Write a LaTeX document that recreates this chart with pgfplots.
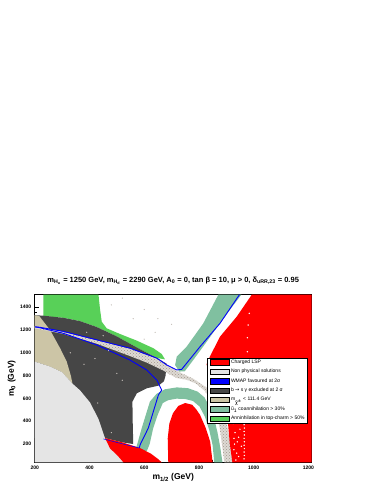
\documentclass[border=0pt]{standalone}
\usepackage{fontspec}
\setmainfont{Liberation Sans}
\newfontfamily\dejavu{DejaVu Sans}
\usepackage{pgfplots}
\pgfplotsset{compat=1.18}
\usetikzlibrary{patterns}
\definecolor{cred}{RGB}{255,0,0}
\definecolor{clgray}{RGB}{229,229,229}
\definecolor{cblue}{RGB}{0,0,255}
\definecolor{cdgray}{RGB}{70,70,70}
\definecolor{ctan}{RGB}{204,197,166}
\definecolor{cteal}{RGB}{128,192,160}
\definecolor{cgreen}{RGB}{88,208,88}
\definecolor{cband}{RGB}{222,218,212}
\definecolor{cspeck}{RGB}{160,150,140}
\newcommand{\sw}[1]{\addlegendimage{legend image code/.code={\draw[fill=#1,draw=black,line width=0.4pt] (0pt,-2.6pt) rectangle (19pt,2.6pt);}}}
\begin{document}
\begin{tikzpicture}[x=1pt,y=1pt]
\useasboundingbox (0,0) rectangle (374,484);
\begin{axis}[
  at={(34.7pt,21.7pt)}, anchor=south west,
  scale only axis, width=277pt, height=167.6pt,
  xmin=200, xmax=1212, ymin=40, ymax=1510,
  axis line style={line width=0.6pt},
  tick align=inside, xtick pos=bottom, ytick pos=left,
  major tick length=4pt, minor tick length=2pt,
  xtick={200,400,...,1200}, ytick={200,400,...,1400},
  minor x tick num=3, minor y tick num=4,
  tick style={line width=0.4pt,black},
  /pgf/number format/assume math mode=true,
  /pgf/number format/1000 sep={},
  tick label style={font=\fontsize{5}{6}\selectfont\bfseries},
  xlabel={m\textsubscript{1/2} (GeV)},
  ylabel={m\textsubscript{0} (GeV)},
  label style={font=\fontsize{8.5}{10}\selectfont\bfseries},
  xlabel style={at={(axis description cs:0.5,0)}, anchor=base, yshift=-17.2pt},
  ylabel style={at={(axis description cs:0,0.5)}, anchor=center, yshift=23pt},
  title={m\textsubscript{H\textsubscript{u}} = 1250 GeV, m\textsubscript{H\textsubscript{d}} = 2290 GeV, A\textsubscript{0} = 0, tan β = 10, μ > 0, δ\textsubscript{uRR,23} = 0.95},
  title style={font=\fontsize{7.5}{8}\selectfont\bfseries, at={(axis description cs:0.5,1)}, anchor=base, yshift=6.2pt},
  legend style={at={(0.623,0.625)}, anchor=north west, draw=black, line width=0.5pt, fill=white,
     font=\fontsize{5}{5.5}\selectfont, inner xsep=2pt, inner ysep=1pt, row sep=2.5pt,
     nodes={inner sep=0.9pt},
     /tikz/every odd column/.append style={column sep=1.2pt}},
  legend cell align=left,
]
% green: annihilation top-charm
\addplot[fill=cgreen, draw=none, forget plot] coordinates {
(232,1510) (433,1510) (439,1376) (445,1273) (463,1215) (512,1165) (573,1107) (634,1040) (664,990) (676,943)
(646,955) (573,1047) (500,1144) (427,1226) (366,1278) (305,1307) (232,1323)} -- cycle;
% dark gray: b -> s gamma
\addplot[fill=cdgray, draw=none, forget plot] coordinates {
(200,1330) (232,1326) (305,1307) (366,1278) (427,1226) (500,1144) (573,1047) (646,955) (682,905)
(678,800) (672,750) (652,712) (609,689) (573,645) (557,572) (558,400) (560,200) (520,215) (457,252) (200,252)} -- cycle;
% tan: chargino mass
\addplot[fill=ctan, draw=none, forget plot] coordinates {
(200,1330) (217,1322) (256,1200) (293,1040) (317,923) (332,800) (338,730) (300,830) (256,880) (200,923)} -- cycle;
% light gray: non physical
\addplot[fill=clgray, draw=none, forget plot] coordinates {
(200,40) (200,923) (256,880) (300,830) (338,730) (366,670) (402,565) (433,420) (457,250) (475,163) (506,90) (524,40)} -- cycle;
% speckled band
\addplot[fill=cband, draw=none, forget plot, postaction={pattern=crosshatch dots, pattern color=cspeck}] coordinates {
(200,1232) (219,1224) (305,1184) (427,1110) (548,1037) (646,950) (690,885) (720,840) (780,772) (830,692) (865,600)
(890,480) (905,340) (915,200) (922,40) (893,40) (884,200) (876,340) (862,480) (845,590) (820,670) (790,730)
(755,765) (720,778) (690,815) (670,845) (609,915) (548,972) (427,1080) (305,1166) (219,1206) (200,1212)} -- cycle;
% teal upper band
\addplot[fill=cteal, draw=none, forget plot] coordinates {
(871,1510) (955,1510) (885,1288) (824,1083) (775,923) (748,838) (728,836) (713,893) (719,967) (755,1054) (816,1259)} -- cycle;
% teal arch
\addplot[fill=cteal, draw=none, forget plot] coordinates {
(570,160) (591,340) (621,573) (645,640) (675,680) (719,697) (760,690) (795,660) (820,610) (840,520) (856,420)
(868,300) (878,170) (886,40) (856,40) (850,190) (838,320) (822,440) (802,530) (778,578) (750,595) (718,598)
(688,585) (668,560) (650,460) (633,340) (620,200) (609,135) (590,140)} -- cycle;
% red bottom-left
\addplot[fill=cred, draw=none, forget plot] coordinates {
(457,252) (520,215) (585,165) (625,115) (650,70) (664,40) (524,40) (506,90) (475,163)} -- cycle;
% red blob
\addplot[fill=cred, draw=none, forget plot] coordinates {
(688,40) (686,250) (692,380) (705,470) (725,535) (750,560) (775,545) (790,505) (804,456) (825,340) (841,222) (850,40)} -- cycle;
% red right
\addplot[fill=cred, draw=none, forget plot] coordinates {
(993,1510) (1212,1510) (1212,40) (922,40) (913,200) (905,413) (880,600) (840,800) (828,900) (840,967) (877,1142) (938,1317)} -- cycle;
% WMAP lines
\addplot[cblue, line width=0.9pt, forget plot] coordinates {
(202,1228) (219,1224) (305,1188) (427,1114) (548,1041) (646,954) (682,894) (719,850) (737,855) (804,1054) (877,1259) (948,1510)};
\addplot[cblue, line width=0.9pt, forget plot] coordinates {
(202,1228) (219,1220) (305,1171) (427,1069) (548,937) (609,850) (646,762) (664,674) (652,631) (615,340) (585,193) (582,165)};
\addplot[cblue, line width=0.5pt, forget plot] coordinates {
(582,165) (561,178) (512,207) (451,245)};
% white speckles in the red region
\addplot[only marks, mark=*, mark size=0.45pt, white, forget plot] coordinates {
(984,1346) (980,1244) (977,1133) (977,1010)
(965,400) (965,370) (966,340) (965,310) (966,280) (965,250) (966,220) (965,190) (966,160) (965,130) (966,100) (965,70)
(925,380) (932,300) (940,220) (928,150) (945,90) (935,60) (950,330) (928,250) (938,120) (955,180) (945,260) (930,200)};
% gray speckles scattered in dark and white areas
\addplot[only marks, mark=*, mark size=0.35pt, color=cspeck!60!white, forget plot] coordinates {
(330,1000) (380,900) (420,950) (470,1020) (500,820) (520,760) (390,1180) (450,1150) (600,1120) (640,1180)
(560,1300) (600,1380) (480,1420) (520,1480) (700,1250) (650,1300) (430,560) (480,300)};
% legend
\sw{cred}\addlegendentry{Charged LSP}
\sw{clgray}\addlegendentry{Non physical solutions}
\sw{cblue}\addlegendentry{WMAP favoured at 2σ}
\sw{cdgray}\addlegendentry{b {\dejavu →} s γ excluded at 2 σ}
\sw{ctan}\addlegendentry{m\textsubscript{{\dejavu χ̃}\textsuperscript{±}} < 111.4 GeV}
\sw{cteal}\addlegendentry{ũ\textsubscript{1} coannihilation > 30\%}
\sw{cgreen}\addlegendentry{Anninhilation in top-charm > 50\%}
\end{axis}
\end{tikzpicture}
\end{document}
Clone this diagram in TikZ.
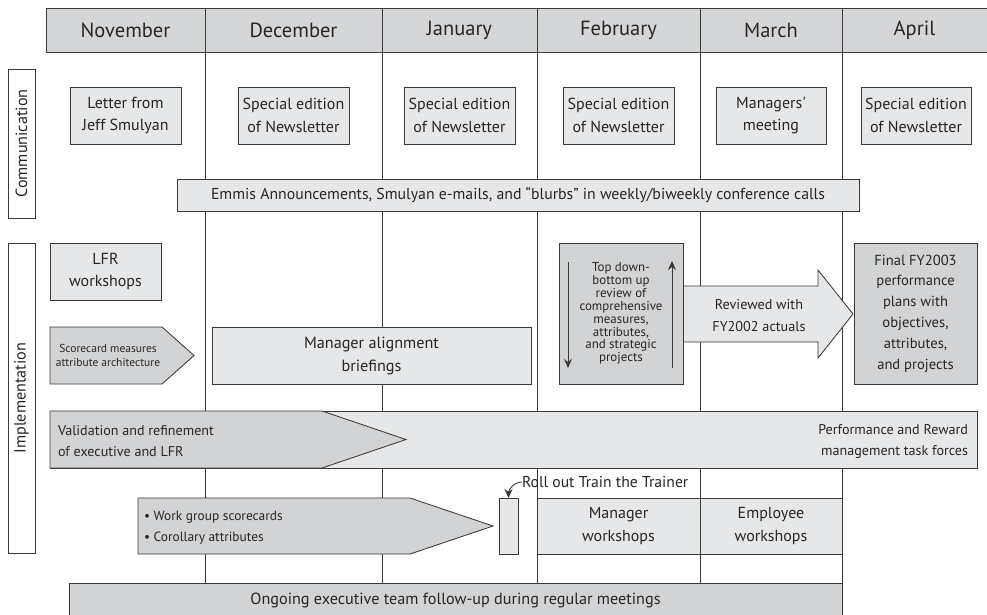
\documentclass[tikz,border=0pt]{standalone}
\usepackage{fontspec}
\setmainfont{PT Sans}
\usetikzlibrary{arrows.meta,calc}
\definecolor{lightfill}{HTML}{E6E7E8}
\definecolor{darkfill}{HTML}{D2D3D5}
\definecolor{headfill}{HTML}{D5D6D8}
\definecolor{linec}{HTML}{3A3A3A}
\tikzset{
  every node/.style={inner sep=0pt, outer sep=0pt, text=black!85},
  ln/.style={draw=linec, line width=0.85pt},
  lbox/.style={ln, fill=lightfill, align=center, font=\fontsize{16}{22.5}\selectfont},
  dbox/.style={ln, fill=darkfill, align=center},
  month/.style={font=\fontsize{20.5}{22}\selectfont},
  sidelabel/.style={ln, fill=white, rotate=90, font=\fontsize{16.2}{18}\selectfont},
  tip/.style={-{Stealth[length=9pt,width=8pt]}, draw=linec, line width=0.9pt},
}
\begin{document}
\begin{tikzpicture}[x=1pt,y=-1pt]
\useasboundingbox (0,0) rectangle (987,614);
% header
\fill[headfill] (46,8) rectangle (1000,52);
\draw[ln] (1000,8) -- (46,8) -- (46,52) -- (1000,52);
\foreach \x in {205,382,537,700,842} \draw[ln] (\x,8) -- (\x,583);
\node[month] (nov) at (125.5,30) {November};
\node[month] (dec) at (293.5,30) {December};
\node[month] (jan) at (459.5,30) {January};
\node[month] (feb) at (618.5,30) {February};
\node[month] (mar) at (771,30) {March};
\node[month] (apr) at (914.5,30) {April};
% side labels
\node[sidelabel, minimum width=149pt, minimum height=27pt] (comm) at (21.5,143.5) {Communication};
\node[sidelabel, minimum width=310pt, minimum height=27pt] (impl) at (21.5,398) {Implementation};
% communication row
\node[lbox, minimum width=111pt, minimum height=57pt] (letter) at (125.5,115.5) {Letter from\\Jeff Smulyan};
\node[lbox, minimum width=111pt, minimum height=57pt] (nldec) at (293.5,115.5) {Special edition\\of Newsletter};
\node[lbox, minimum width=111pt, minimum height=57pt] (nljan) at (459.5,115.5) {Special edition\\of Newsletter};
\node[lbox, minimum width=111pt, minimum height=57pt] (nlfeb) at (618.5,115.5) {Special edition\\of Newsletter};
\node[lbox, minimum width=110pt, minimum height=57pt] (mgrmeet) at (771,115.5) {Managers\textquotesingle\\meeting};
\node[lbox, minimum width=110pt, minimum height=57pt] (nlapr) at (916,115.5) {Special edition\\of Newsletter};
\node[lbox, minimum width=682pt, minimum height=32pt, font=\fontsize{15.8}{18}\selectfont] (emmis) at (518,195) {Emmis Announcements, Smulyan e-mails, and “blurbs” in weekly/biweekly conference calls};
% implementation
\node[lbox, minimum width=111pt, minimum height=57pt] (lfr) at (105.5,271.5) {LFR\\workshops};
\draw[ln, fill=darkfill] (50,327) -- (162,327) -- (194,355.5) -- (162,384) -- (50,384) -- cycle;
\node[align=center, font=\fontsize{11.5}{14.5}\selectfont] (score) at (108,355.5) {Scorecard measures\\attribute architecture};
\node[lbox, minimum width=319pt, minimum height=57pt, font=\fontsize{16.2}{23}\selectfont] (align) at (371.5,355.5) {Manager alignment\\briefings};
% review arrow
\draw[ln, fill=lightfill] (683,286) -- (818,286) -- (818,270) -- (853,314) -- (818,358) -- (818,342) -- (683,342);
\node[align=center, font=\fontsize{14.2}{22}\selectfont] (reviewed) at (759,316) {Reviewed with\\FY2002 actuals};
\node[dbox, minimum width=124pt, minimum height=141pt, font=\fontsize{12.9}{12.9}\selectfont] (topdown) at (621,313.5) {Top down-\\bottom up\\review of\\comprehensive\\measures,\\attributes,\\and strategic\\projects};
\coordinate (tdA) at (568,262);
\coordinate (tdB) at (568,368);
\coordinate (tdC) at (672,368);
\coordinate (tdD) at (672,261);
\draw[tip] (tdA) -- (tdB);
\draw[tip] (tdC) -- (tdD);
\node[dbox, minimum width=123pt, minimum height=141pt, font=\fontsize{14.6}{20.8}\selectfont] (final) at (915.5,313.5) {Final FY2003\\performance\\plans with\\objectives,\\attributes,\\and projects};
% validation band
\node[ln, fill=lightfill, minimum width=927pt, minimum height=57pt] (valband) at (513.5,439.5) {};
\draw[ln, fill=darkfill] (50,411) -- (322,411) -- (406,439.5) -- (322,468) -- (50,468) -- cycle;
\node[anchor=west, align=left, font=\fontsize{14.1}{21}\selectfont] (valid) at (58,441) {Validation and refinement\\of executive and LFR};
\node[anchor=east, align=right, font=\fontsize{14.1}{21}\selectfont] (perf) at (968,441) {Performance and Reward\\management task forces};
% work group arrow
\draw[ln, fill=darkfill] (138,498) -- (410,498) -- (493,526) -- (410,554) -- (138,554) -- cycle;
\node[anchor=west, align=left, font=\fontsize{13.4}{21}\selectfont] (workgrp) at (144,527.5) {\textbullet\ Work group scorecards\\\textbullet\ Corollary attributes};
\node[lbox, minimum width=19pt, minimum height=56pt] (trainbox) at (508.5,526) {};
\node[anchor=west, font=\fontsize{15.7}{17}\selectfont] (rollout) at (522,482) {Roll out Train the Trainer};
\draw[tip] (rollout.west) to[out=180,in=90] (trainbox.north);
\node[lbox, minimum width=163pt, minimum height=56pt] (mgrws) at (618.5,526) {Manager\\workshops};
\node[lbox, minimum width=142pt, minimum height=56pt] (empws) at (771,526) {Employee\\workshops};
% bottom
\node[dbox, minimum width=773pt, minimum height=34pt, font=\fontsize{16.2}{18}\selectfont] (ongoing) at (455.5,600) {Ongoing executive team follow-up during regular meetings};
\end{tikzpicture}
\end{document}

§ Objective
Copy out every line of the material above that mentions the word "this".

§ Result
Write a LaTeX document that recreates this chart with pgfplots.
Clone this diagram in TikZ.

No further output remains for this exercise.